All problem-specific code lives behind two methods on the ROM class. To adapt iSVD-ROM to a new equation you only need to:

1. Provide a FOM solver that exposes a .step(u, tol, max_iter, verbose) method advancing your full state by one time step. Any existing implicit solver you have will do.
2. Subclass AdaptiveLSPGBase and implement:
   • residual_sample(self, a, a_old) -> (ns,) ndarray — the full-order residual restricted to the sampling indices self.p_inds, evaluated at u = self.Phi @ a.
   • jacobian_sample(self, a) -> (ns, r) ndarray — the corresponding restricted Jacobian times the basis.

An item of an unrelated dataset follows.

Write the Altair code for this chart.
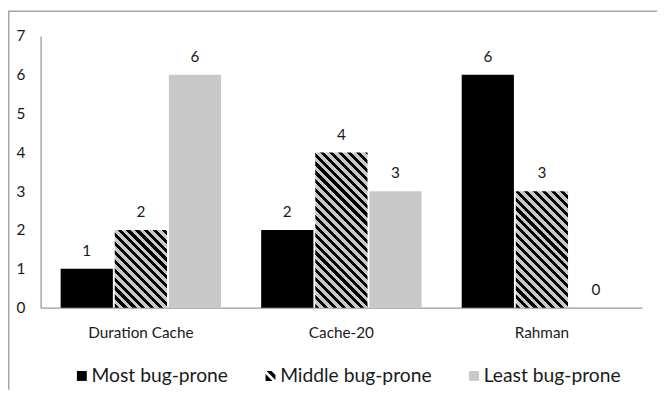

from isvd_rom.core.adaptive_rom import AdaptiveLSPGBase

class MyAdaptiveROM(AdaptiveLSPGBase):
    def residual_sample(self, a, a_old):
        u = self.Phi @ a
        # ...compute f(u) at rows self.p_inds...
        return self.Phi[self.p_inds] @ (a - a_old) + self.dt * Fp

    def jacobian_sample(self, a):
        u = self.Phi @ a
        # ...compute (df/du)(u) @ Phi at rows self.p_inds...
        return JfPhi_samp

Then construct and run:

rom = MyAdaptiveROM(
    Phi=Phi, Sigma=S, p_inds=p_inds, dt=dt,
    fom_solver=my_coarse_fom, zs=10,
    basis_update_method="iSVD", basis_update_param=0.1,
)
u_pred = rom.simulate(a0, n_steps=500)

isvd_rom/problems/burgers/rom.py and isvd_rom/problems/sod/rom.py are concrete, commented templates demonstrating both of these methods in practice.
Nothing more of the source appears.